## Start Data extract

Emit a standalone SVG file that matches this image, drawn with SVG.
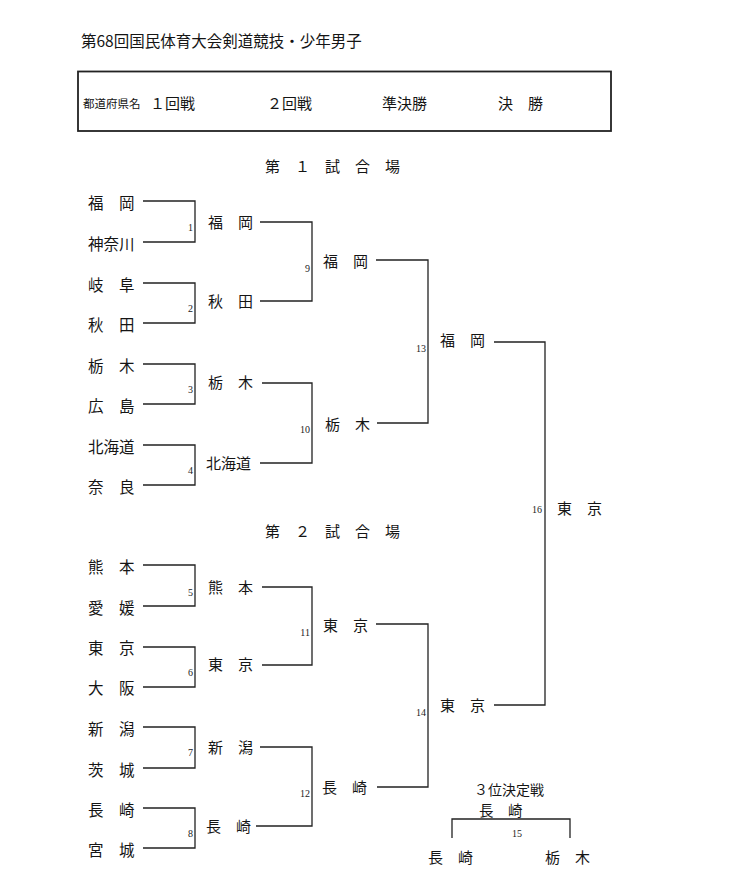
<svg xmlns="http://www.w3.org/2000/svg" width="754" height="894" viewBox="0 0 754 894">
<style>
.t{font-family:"Noto Sans CJK JP","Noto Sans CJK SC",sans-serif;fill:#151515;font-size:15px}
.n1{font-size:15.5px}
.s{font-size:11.5px}
.num{font-family:"Liberation Serif",serif;font-size:10px;fill:#222;text-anchor:end}
.c{fill:none;stroke:#222;stroke-width:1.3}
.box{fill:none;stroke:#222;stroke-width:1.8}
</style>
<rect width="754" height="894" fill="#fff"/>
<g id="title"><text class="t" x="81" y="47" style="font-size:15.5px">第68回国民体育大会剣道競技・少年男子</text></g>
<g id="header">
<rect class="box" x="78" y="71.5" width="533" height="59.5"/>
<text class="t s" x="83" y="107.5">都道府県名</text>
<text class="t" x="150" y="109">１回戦</text>
<text class="t" x="267" y="109">２回戦</text>
<text class="t" x="382" y="109">準決勝</text>
<text class="t" x="498" y="109">決　勝</text>
</g>
<g id="court1"><text class="t" x="265" y="171.5">第　１　試　合　場</text></g>
<g id="court2"><text class="t" x="265" y="536.5">第　２　試　合　場</text></g>
<g id="connectors">
<path class="c" d="M143 201H195V242H143"/>
<path class="c" d="M143 283H195V323H143"/>
<path class="c" d="M143 364H195V404H143"/>
<path class="c" d="M143 445H195V485H143"/>
<path class="c" d="M143 565H195V606H143"/>
<path class="c" d="M143 647H195V687H143"/>
<path class="c" d="M143 727H195V768H143"/>
<path class="c" d="M143 808H195V848H143"/>
<path class="c" d="M260 222H312V301H260"/>
<path class="c" d="M262 383H312V463H260"/>
<path class="c" d="M262 587H312V665H262"/>
<path class="c" d="M260 747H312V826H256"/>
<path class="c" d="M376 260H428V423H377"/>
<path class="c" d="M376 624H428V787H377"/>
<path class="c" d="M494 342H545V705H494"/>
<path class="c" d="M452 838V819H570V838"/>
<text class="num" x="193" y="230.5">1</text>
<text class="num" x="193" y="311.5">2</text>
<text class="num" x="193" y="392.5">3</text>
<text class="num" x="193" y="473.5">4</text>
<text class="num" x="193" y="595.5">5</text>
<text class="num" x="193" y="675.5">6</text>
<text class="num" x="193" y="755.5">7</text>
<text class="num" x="193" y="836.5">8</text>
<text class="num" x="310" y="271.5">9</text>
<text class="num" x="310" y="432.5">10</text>
<text class="num" x="310" y="635.5">11</text>
<text class="num" x="310" y="796.5">12</text>
<text class="num" x="426" y="351.5">13</text>
<text class="num" x="426" y="715.5">14</text>
<text class="num" x="542" y="512.5">16</text>
<text class="num" x="517" y="836.5" style="text-anchor:middle">15</text>
</g>
<g id="r1-fukuoka"><text class="t n1" x="88" y="209">福　岡</text></g>
<g id="r1-kanagawa"><text class="t n1" x="88" y="250">神奈川</text></g>
<g id="r1-gifu"><text class="t n1" x="88" y="291">岐　阜</text></g>
<g id="r1-akita"><text class="t n1" x="88" y="331">秋　田</text></g>
<g id="r1-tochigi"><text class="t n1" x="88" y="372">栃　木</text></g>
<g id="r1-hiroshima"><text class="t n1" x="88" y="412">広　島</text></g>
<g id="r1-hokkaido"><text class="t n1" x="88" y="453">北海道</text></g>
<g id="r1-nara"><text class="t n1" x="88" y="493">奈　良</text></g>
<g id="r1-kumamoto"><text class="t n1" x="88" y="573">熊　本</text></g>
<g id="r1-ehime"><text class="t n1" x="88" y="614">愛　媛</text></g>
<g id="r1-tokyo"><text class="t n1" x="88" y="654">東　京</text></g>
<g id="r1-osaka"><text class="t n1" x="88" y="694">大　阪</text></g>
<g id="r1-niigata"><text class="t n1" x="88" y="735">新　潟</text></g>
<g id="r1-ibaraki"><text class="t n1" x="88" y="776">茨　城</text></g>
<g id="r1-nagasaki"><text class="t n1" x="88" y="816">長　崎</text></g>
<g id="r1-miyagi"><text class="t n1" x="88" y="856">宮　城</text></g>
<g id="r2-fukuoka"><text class="t" x="208" y="228">福　岡</text></g>
<g id="r2-akita"><text class="t" x="208" y="307">秋　田</text></g>
<g id="r2-tochigi"><text class="t" x="208" y="388">栃　木</text></g>
<g id="r2-hokkaido"><text class="t" x="206" y="469">北海道</text></g>
<g id="r2-kumamoto"><text class="t" x="208" y="593">熊　本</text></g>
<g id="r2-tokyo"><text class="t" x="208" y="670">東　京</text></g>
<g id="r2-niigata"><text class="t" x="208" y="753">新　潟</text></g>
<g id="r2-nagasaki"><text class="t" x="206" y="832">長　崎</text></g>
<g id="r3-fukuoka"><text class="t" x="323" y="267">福　岡</text></g>
<g id="r3-tochigi"><text class="t" x="325" y="430">栃　木</text></g>
<g id="r3-tokyo"><text class="t" x="323" y="631">東　京</text></g>
<g id="r3-nagasaki"><text class="t" x="322" y="793">長　崎</text></g>
<g id="sf-fukuoka"><text class="t" x="440" y="346">福　岡</text></g>
<g id="sf-tokyo"><text class="t" x="440" y="710.5">東　京</text></g>
<g id="champion"><text class="t" x="557" y="513.5">東　京</text></g>
<g id="third-place">
<text class="t" x="474" y="794.5" style="font-size:14px">３位決定戦</text>
<text class="t" x="479" y="816" style="font-size:14.5px">長　崎</text>
</g>
<g id="third-nagasaki"><text class="t" x="428" y="862.5">長　崎</text></g>
<g id="third-tochigi"><text class="t" x="545" y="862.5">栃　木</text></g>
</svg>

## End Data extract

→ Task directions:
Reproduce the data verbatim. Do not carry any picture into the copy.

→ Solution to this exercise:
Emit a standalone SVG file that matches this image, drawn with SVG.
<svg xmlns="http://www.w3.org/2000/svg" width="754" height="894" viewBox="0 0 754 894">
<style>
.t{font-family:"Noto Sans CJK JP","Noto Sans CJK SC",sans-serif;fill:#151515;font-size:15px}
.n1{font-size:15.5px}
.s{font-size:11.5px}
.num{font-family:"Liberation Serif",serif;font-size:10px;fill:#222;text-anchor:end}
.c{fill:none;stroke:#222;stroke-width:1.3}
.box{fill:none;stroke:#222;stroke-width:1.8}
</style>
<rect width="754" height="894" fill="#fff"/>
<g id="title"><text class="t" x="81" y="47" style="font-size:15.5px">第68回国民体育大会剣道競技・少年男子</text></g>
<g id="header">
<rect class="box" x="78" y="71.5" width="533" height="59.5"/>
<text class="t s" x="83" y="107.5">都道府県名</text>
<text class="t" x="150" y="109">１回戦</text>
<text class="t" x="267" y="109">２回戦</text>
<text class="t" x="382" y="109">準決勝</text>
<text class="t" x="498" y="109">決　勝</text>
</g>
<g id="court1"><text class="t" x="265" y="171.5">第　１　試　合　場</text></g>
<g id="court2"><text class="t" x="265" y="536.5">第　２　試　合　場</text></g>
<g id="connectors">
<path class="c" d="M143 201H195V242H143"/>
<path class="c" d="M143 283H195V323H143"/>
<path class="c" d="M143 364H195V404H143"/>
<path class="c" d="M143 445H195V485H143"/>
<path class="c" d="M143 565H195V606H143"/>
<path class="c" d="M143 647H195V687H143"/>
<path class="c" d="M143 727H195V768H143"/>
<path class="c" d="M143 808H195V848H143"/>
<path class="c" d="M260 222H312V301H260"/>
<path class="c" d="M262 383H312V463H260"/>
<path class="c" d="M262 587H312V665H262"/>
<path class="c" d="M260 747H312V826H256"/>
<path class="c" d="M376 260H428V423H377"/>
<path class="c" d="M376 624H428V787H377"/>
<path class="c" d="M494 342H545V705H494"/>
<path class="c" d="M452 838V819H570V838"/>
<text class="num" x="193" y="230.5">1</text>
<text class="num" x="193" y="311.5">2</text>
<text class="num" x="193" y="392.5">3</text>
<text class="num" x="193" y="473.5">4</text>
<text class="num" x="193" y="595.5">5</text>
<text class="num" x="193" y="675.5">6</text>
<text class="num" x="193" y="755.5">7</text>
<text class="num" x="193" y="836.5">8</text>
<text class="num" x="310" y="271.5">9</text>
<text class="num" x="310" y="432.5">10</text>
<text class="num" x="310" y="635.5">11</text>
<text class="num" x="310" y="796.5">12</text>
<text class="num" x="426" y="351.5">13</text>
<text class="num" x="426" y="715.5">14</text>
<text class="num" x="542" y="512.5">16</text>
<text class="num" x="517" y="836.5" style="text-anchor:middle">15</text>
</g>
<g id="r1-fukuoka"><text class="t n1" x="88" y="209">福　岡</text></g>
<g id="r1-kanagawa"><text class="t n1" x="88" y="250">神奈川</text></g>
<g id="r1-gifu"><text class="t n1" x="88" y="291">岐　阜</text></g>
<g id="r1-akita"><text class="t n1" x="88" y="331">秋　田</text></g>
<g id="r1-tochigi"><text class="t n1" x="88" y="372">栃　木</text></g>
<g id="r1-hiroshima"><text class="t n1" x="88" y="412">広　島</text></g>
<g id="r1-hokkaido"><text class="t n1" x="88" y="453">北海道</text></g>
<g id="r1-nara"><text class="t n1" x="88" y="493">奈　良</text></g>
<g id="r1-kumamoto"><text class="t n1" x="88" y="573">熊　本</text></g>
<g id="r1-ehime"><text class="t n1" x="88" y="614">愛　媛</text></g>
<g id="r1-tokyo"><text class="t n1" x="88" y="654">東　京</text></g>
<g id="r1-osaka"><text class="t n1" x="88" y="694">大　阪</text></g>
<g id="r1-niigata"><text class="t n1" x="88" y="735">新　潟</text></g>
<g id="r1-ibaraki"><text class="t n1" x="88" y="776">茨　城</text></g>
<g id="r1-nagasaki"><text class="t n1" x="88" y="816">長　崎</text></g>
<g id="r1-miyagi"><text class="t n1" x="88" y="856">宮　城</text></g>
<g id="r2-fukuoka"><text class="t" x="208" y="228">福　岡</text></g>
<g id="r2-akita"><text class="t" x="208" y="307">秋　田</text></g>
<g id="r2-tochigi"><text class="t" x="208" y="388">栃　木</text></g>
<g id="r2-hokkaido"><text class="t" x="206" y="469">北海道</text></g>
<g id="r2-kumamoto"><text class="t" x="208" y="593">熊　本</text></g>
<g id="r2-tokyo"><text class="t" x="208" y="670">東　京</text></g>
<g id="r2-niigata"><text class="t" x="208" y="753">新　潟</text></g>
<g id="r2-nagasaki"><text class="t" x="206" y="832">長　崎</text></g>
<g id="r3-fukuoka"><text class="t" x="323" y="267">福　岡</text></g>
<g id="r3-tochigi"><text class="t" x="325" y="430">栃　木</text></g>
<g id="r3-tokyo"><text class="t" x="323" y="631">東　京</text></g>
<g id="r3-nagasaki"><text class="t" x="322" y="793">長　崎</text></g>
<g id="sf-fukuoka"><text class="t" x="440" y="346">福　岡</text></g>
<g id="sf-tokyo"><text class="t" x="440" y="710.5">東　京</text></g>
<g id="champion"><text class="t" x="557" y="513.5">東　京</text></g>
<g id="third-place">
<text class="t" x="474" y="794.5" style="font-size:14px">３位決定戦</text>
<text class="t" x="479" y="816" style="font-size:14.5px">長　崎</text>
</g>
<g id="third-nagasaki"><text class="t" x="428" y="862.5">長　崎</text></g>
<g id="third-tochigi"><text class="t" x="545" y="862.5">栃　木</text></g>
</svg>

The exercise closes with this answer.